Working data:

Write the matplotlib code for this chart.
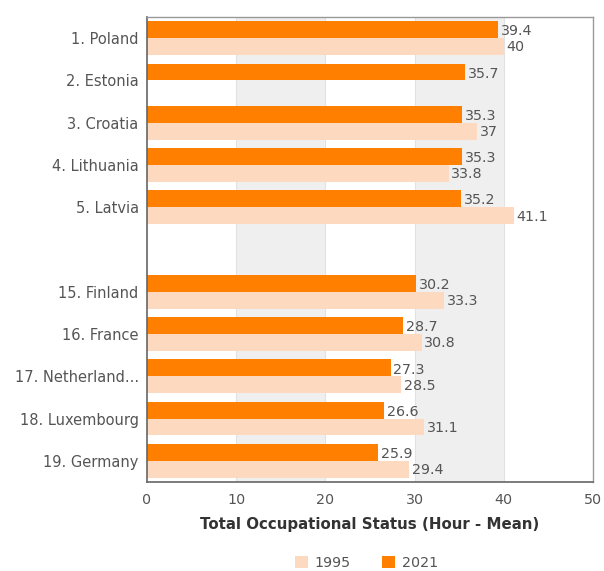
import matplotlib
matplotlib.use("Agg")
import matplotlib.pyplot as plt
from matplotlib.patches import Patch
import numpy as np

countries = ["1. Poland", "2. Estonia", "3. Croatia", "4. Lithuania", "5. Latvia",
             "15. Finland", "16. France", "17. Netherland...", "18. Luxembourg", "19. Germany"]
rows = [0, 1, 2, 3, 4, 6, 7, 8, 9, 10]
values_2021 = [39.4, 35.7, 35.3, 35.3, 35.2, 30.2, 28.7, 27.3, 26.6, 25.9]
values_1995 = [40, None, 37, 33.8, 41.1, 33.3, 30.8, 28.5, 31.1, 29.4]
xticks = [0, 10, 20, 30, 40, 50]
xlabel = "Total Occupational Status (Hour - Mean)"

dark = "#FF7F00"
light = "#FDD9BF"
txt = "#555555"

fig = plt.figure(figsize=(6.04, 5.71), dpi=100)
ax = fig.add_axes([0.2434, 0.1559, 0.7384, 0.8143])

for a, b in [(10, 20), (30, 40)]:
    ax.axvspan(a, b, color="#EFEFEF", zorder=0, lw=0)
for x in [10, 20, 30, 40]:
    ax.axvline(x, color="#E2E2E2", lw=0.8, zorder=0.5)

h = 0.4
for r, v21, v95 in zip(rows, values_2021, values_1995):
    ax.barh(r - h / 2, v21, height=h, color=dark, zorder=2)
    ax.text(v21 + 0.3, r - h / 2 + 0.04, f"{v21:g}", va="center", ha="left",
            fontsize=10.3, color=txt, zorder=3)
    if v95 is not None:
        ax.barh(r + h / 2, v95, height=h, color=light, zorder=2)
        ax.text(v95 + 0.3, r + h / 2 + 0.02, f"{v95:g}", va="center", ha="left",
                fontsize=10.3, color=txt, zorder=3)

ax.set_xlim(0, 50)
ax.set_ylim(10.5, -0.5)
ax.set_xticks(xticks)
ax.set_xticklabels([str(t) for t in xticks], fontsize=10.3, color=txt)
ax.set_yticks(rows)
ax.set_yticklabels(countries, fontsize=10.5, color=txt)
ax.tick_params(axis="both", length=0, pad=6)
ax.tick_params(axis="x", pad=8)
ax.set_xlabel(xlabel, fontsize=10.8, fontweight="bold", color="#333333", labelpad=7)

for s in ["top", "right"]:
    ax.spines[s].set_color("#999999")
    ax.spines[s].set_linewidth(1.0)
for s in ["left", "bottom"]:
    ax.spines[s].set_color("#666666")
    ax.spines[s].set_linewidth(1.2)

handles = [Patch(facecolor=light, edgecolor="none", label="1995"),
           Patch(facecolor=dark, edgecolor="none", label="2021")]
fig.legend(handles=handles, loc="center", bbox_to_anchor=(0.607, 0.014), ncol=2,
           frameon=False, fontsize=10.3, labelcolor=txt, handlelength=0.9,
           handleheight=0.9, columnspacing=2.2, handletextpad=0.5)

fig.savefig("out.png", dpi=100)
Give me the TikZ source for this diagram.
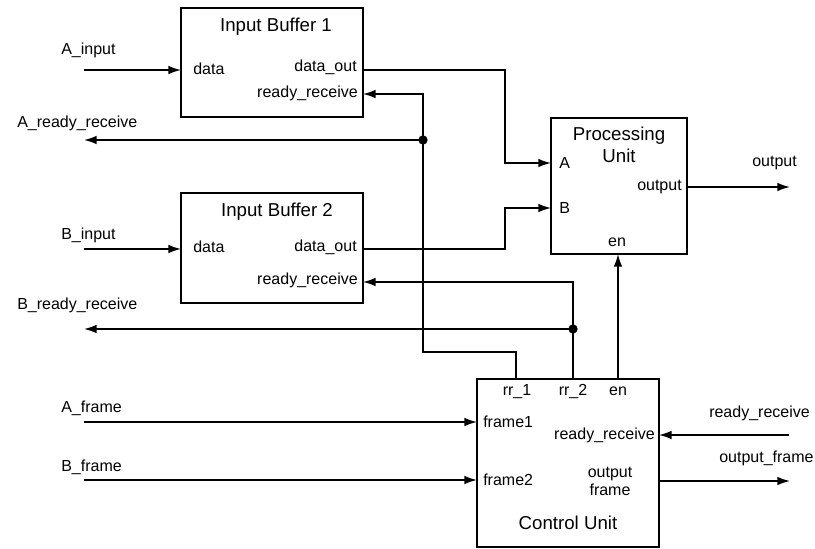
\documentclass[tikz,border=0pt]{standalone}
\usepackage{fontspec}
\setmainfont{Liberation Sans}
\usetikzlibrary{arrows.meta}
\begin{document}
\begin{tikzpicture}[x=0.75pt,y=-0.75pt,
  block/.style={draw, line width=1.3pt, inner sep=0pt, outer sep=0pt},
  wire/.style={line width=1.2pt},
  sig/.style={wire, -{Latex[length=9.5pt,width=6.5pt]}},
  lbl/.style={font=\fontsize{12}{14}\selectfont, inner sep=0pt},
  ttl/.style={font=\fontsize{14}{16}\selectfont, inner sep=0pt},
  dot/.style={circle, fill, inner sep=0pt, minimum size=7pt}]
\useasboundingbox (0,0) rectangle (815,549);

% --- blocks ---
\node[block, minimum width=136.5pt, minimum height=81.75pt] (buf1) at (272,62.5) {};
\node[block, minimum width=136.5pt, minimum height=82.5pt]  (buf2) at (272,248) {};
\node[block, minimum width=102pt,   minimum height=102pt]   (pu)   at (619,186) {};
\node[block, minimum width=136.5pt, minimum height=126pt]   (cu)   at (568,463) {};

% --- block titles and port names ---
\node[ttl, anchor=base] (t1) at (276,32) {Input Buffer 1};
\node[lbl, anchor=base west] (b1d) at (193,75) {data};
\node[lbl, anchor=base east] (b1o) at (357,72) {data\_out};
\node[lbl, anchor=base east] (b1r) at (358,98) {ready\_receive};

\node[ttl, anchor=base] (t2) at (277,217) {Input Buffer 2};
\node[lbl, anchor=base west] (b2d) at (193,253) {data};
\node[lbl, anchor=base east] (b2o) at (357,252) {data\_out};
\node[lbl, anchor=base east] (b2r) at (358,285) {ready\_receive};

\node[ttl, anchor=base] (tp1) at (619,141) {Processing};
\node[ttl, anchor=base] (tp2) at (619,163) {Unit};
\node[lbl, anchor=base west] (pa) at (559,169) {A};
\node[lbl, anchor=base west] (pb) at (559,214) {B};
\node[lbl, anchor=base east] (po) at (682,191) {output};
\node[lbl, anchor=base] (pe) at (617,247) {en};

\node[lbl, anchor=base] (c1) at (517,396) {rr\_1};
\node[lbl, anchor=base] (c2) at (573,396) {rr\_2};
\node[lbl, anchor=base] (ce) at (618,396) {en};
\node[lbl, anchor=base west] (cf1) at (483,427) {frame1};
\node[lbl, anchor=base west] (cf2) at (483,485) {frame2};
\node[lbl, anchor=base east] (cr) at (655,439) {ready\_receive};
\node[lbl, anchor=base] (co1) at (610,477) {output};
\node[lbl, anchor=base] (co2) at (610,495) {frame};
\node[ttl, anchor=base] (tc) at (568,529) {Control Unit};

% --- external signal names ---
\node[lbl, anchor=base west] (nai) at (61,55) {A\_input};
\node[lbl, anchor=base west] (nar) at (17,128) {A\_ready\_receive};
\node[lbl, anchor=base west] (nbi) at (61,240) {B\_input};
\node[lbl, anchor=base west] (nbr) at (17,310) {B\_ready\_receive};
\node[lbl, anchor=base west] (naf) at (61,412) {A\_frame};
\node[lbl, anchor=base west] (nbf) at (61,471) {B\_frame};
\node[lbl, anchor=base west] (nout) at (752,167) {output};
\node[lbl, anchor=base west] (nrr) at (709,417) {ready\_receive};
\node[lbl, anchor=base west] (nof) at (719,462) {output\_frame};

% --- free ends of external signals ---
\coordinate (ain)  at (84,70);
\coordinate (ardy) at (84,140);
\coordinate (bin)  at (84,249);
\coordinate (brdy) at (84,329);
\coordinate (afr)  at (84,422);
\coordinate (bfr)  at (84,480);
\coordinate (oute) at (790,187);
\coordinate (rrin) at (789,435);
\coordinate (ofr)  at (790,481);

% --- junctions ---
\node[dot] (j1) at (423,140) {};
\node[dot] (j2) at (573,329) {};

% --- inputs ---
\draw[sig] (ain) -- (buf1.west |- ain);
\draw[sig] (bin) -- (buf2.west |- bin);
\draw[sig] (afr) -- (cu.west |- afr);
\draw[sig] (bfr) -- (cu.west |- bfr);
\draw[sig] (rrin) -- (cu.east |- rrin);

% --- outputs ---
\draw[sig] (pu.east |- oute) -- (oute);
\draw[sig] (cu.east |- ofr) -- (ofr);

% --- data paths into the processing unit ---
\draw[sig] (buf1.east |- 0,70) -- (505,70) -- (505,163) -- (pu.west |- 0,163);
\draw[sig] (buf2.east |- 0,249) -- (505,249) -- (505,208) -- (pu.west |- 0,208);

% --- enable ---
\draw[sig] (cu.north -| 618,0) -- (pu.south -| 618,0);

% --- rr_1 to buffer 1 and A_ready_receive ---
\draw[sig] (cu.north -| 516,0) -- (516,352) -- (423,352) -- (j1.center) -- (423,94) -- (buf1.east |- 0,94);
\draw[sig] (j1.center) -- (ardy);

% --- rr_2 to buffer 2 and B_ready_receive ---
\draw[sig] (cu.north -| 573,0) -- (j2.center) -- (573,282) -- (buf2.east |- 0,282);
\draw[sig] (j2.center) -- (brdy);
\end{tikzpicture}
\end{document}
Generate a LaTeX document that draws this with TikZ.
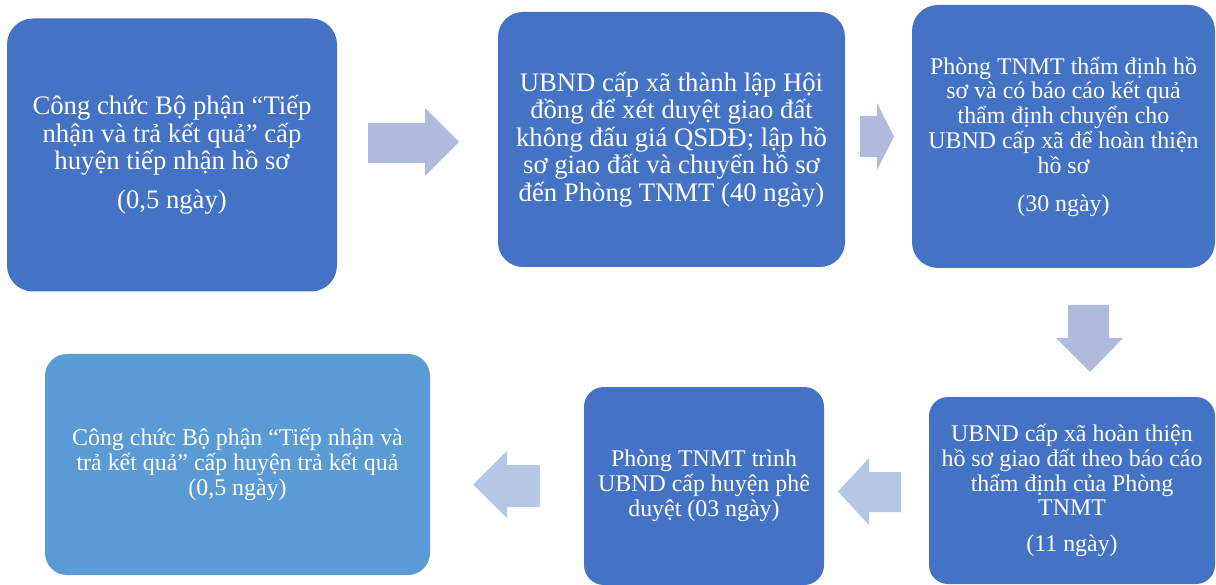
\documentclass[tikz,border=0pt]{standalone}
\usepackage{fontspec}
\setmainfont{Liberation Serif}
\definecolor{boxblue}{HTML}{4472C4}
\definecolor{boxlight}{HTML}{5B9BD5}
\definecolor{arrA}{HTML}{AFBADC}
\definecolor{arrB}{HTML}{B4C8E6}
\begin{document}
\begin{tikzpicture}[x=1pt,y=-1pt,
  box/.style={fill=boxblue, draw=none, text=white, align=center, inner sep=0pt},
  bigtext/.style={font=\fontsize{26.7}{27.5}\selectfont},
  smalltext/.style={font=\fontsize{23.9}{24.8}\selectfont},
  arrowfill/.style={fill=#1, draw=none}]
\useasboundingbox (0,0) rectangle (1216,585);

\node[box, bigtext, minimum width=330pt, minimum height=273pt, rounded corners=26pt] (b1) at (172,155)
  {Công chức Bộ phận “Tiếp\\ nhận và trả kết quả” cấp\\ huyện tiếp nhận hồ sơ\\[11.5pt] (0,5 ngày)};

\node[box, bigtext, minimum width=347pt, minimum height=255pt, rounded corners=25pt] (b2) at (671.5,139.5)
  {UBND cấp xã thành lập Hội\\ đồng để xét duyệt giao đất\\ không đấu giá QSDĐ; lập hồ\\ sơ giao đất và chuyển hồ sơ\\ đến Phòng TNMT (40 ngày)};

\node[box, smalltext, minimum width=303pt, minimum height=263pt, rounded corners=26pt] (b3) at (1063.5,136.5)
  {Phòng TNMT thẩm định hồ\\ sơ và có báo cáo kết quả\\ thẩm định chuyển cho\\ UBND cấp xã để hoàn thiện\\ hồ sơ\\[13pt] (30 ngày)};

\node[box, smalltext, minimum width=286pt, minimum height=187pt, rounded corners=19pt] (b4) at (1072,490.5)
  {UBND cấp xã hoàn thiện\\ hồ sơ giao đất theo báo cáo\\ thẩm định của Phòng\\ TNMT\\[11pt] (11 ngày)};

\node[box, smalltext, minimum width=240pt, minimum height=198pt, rounded corners=20pt] (b5) at (704,486)
  {Phòng TNMT trình\\ UBND cấp huyện phê\\ duyệt (03 ngày)};

\node[box, smalltext, fill=boxlight, minimum width=385pt, minimum height=221pt, rounded corners=22pt] (b6) at (237.5,464.5)
  {Công chức Bộ phận “Tiếp nhận và\\ trả kết quả” cấp huyện trả kết quả\\ (0,5 ngày)};

% block arrows
\fill[arrowfill=arrA] (368,123) -- (425,123) -- (425,108) -- (459,142) -- (425,176) -- (425,163) -- (368,163) -- cycle;
\fill[arrowfill=arrA] (860,116) -- (877,116) -- (877,103) -- (894,136.5) -- (877,170) -- (877,157) -- (860,157) -- cycle;
\fill[arrowfill=arrA] (1068,305) -- (1109,305) -- (1109,338) -- (1123,338) -- (1090,372) -- (1056,338) -- (1068,338) -- cycle;
\fill[arrowfill=arrB] (901,472) -- (869,472) -- (869,458) -- (838,491.5) -- (869,525) -- (869,512) -- (901,512) -- cycle;
\fill[arrowfill=arrB] (540,465) -- (507,465) -- (507,451) -- (473,484.5) -- (507,518) -- (507,507) -- (540,507) -- cycle;
\end{tikzpicture}
\end{document}
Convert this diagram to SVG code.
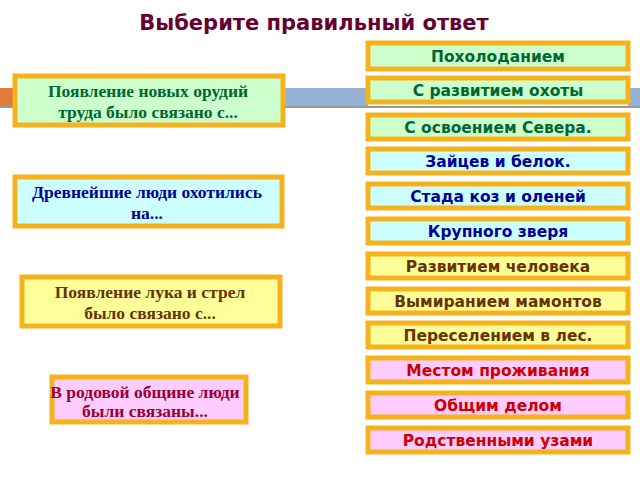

Given instruction: Begin with the line that contains "Generate a LaTeX" and end with the line that contains "TNMT thẩm định"; write out both and all lines between exactly, but no pictures.

In response:
Generate a LaTeX document that draws this with TikZ.
\documentclass[tikz,border=0pt]{standalone}
\usepackage{fontspec}
\setmainfont{Liberation Serif}
\definecolor{boxblue}{HTML}{4472C4}
\definecolor{boxlight}{HTML}{5B9BD5}
\definecolor{arrA}{HTML}{AFBADC}
\definecolor{arrB}{HTML}{B4C8E6}
\begin{document}
\begin{tikzpicture}[x=1pt,y=-1pt,
  box/.style={fill=boxblue, draw=none, text=white, align=center, inner sep=0pt},
  bigtext/.style={font=\fontsize{26.7}{27.5}\selectfont},
  smalltext/.style={font=\fontsize{23.9}{24.8}\selectfont},
  arrowfill/.style={fill=#1, draw=none}]
\useasboundingbox (0,0) rectangle (1216,585);

\node[box, bigtext, minimum width=330pt, minimum height=273pt, rounded corners=26pt] (b1) at (172,155)
  {Công chức Bộ phận “Tiếp\\ nhận và trả kết quả” cấp\\ huyện tiếp nhận hồ sơ\\[11.5pt] (0,5 ngày)};

\node[box, bigtext, minimum width=347pt, minimum height=255pt, rounded corners=25pt] (b2) at (671.5,139.5)
  {UBND cấp xã thành lập Hội\\ đồng để xét duyệt giao đất\\ không đấu giá QSDĐ; lập hồ\\ sơ giao đất và chuyển hồ sơ\\ đến Phòng TNMT (40 ngày)};

\node[box, smalltext, minimum width=303pt, minimum height=263pt, rounded corners=26pt] (b3) at (1063.5,136.5)
  {Phòng TNMT thẩm định hồ\\ sơ và có báo cáo kết quả\\ thẩm định chuyển cho\\ UBND cấp xã để hoàn thiện\\ hồ sơ\\[13pt] (30 ngày)};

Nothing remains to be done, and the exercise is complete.